Adam Creighton reports: 'Well who would have thought? A massive, taxpayer-guaranteed, ex-government utility with at least 500 executives is complacent, overly complex and bureaucratic, and top managers pay themselves huge “bonuses” with little downside risk.
'These are the shock findings of the 110-page prudential inquiry into the culture and governance of Commonwealth Bank, released yesterday, with the inquiry prompted in September by allegations the bank turned a blind eye to systematic money-laundering through its “smart” ATMs.

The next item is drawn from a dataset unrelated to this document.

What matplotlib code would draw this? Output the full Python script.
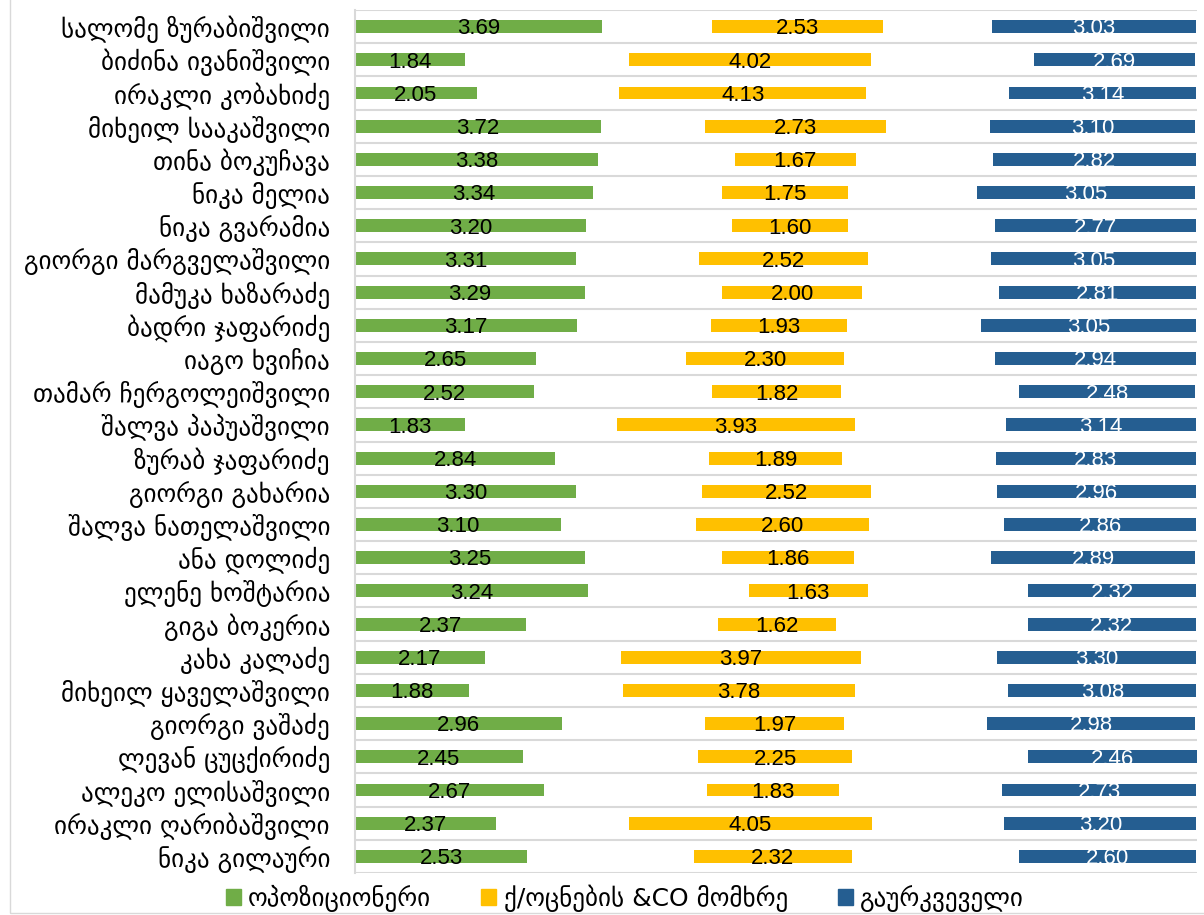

'It gets worse. “CBA has not set aside the requisite space, time and permission for quality reflection, introspection and learning,” the report said, suggesting “there is little evidence to suggest that reflection is a skill that is widely valued in practice. In fact, there appears to be a genuine lack of appreciation for its importance”.
'Tell me it isn’t true.
'As writer Tom Dusevic put it yesterday, “more poetry and long walks would fix CBA says APRA”.
Kulture
Fiona Prior watches the loaded transition of Malcolm to Catherine Elizabeth in Sydney Theatre Company’s Still Turning Point: The Catherine McGregor Story. More here.
Sporting life
So sad. Caaarlton! beaten again, to establish a new low point. It is the first time in this once great footy teams life (well over a century) that it has lost the first six games. A young Bullies team looked beatable, and some commentators saw promising signs in both teams.
The only other game I watched saw Swans, without Buddy, battling Geelong. For much of the game Geelong were on top and seemed to be cruising to victory. A late resurgance however saw a stunning win by the Swans.
Exciting 'futball' (soccer) games this weekend plus sad news that Timmie Cahill has played only 63, or is it 65, minutes for his new club. Very hard to fit him into the team for the world cup, but I hope he makes it. The odd 15 minute burst might allow him to win a game or two. He is a magician.
The Israel Falou affair continues to bubble. Fix it, please ARU admin. Do you really want to go without him to play All Blacks, England, even Wales, without him?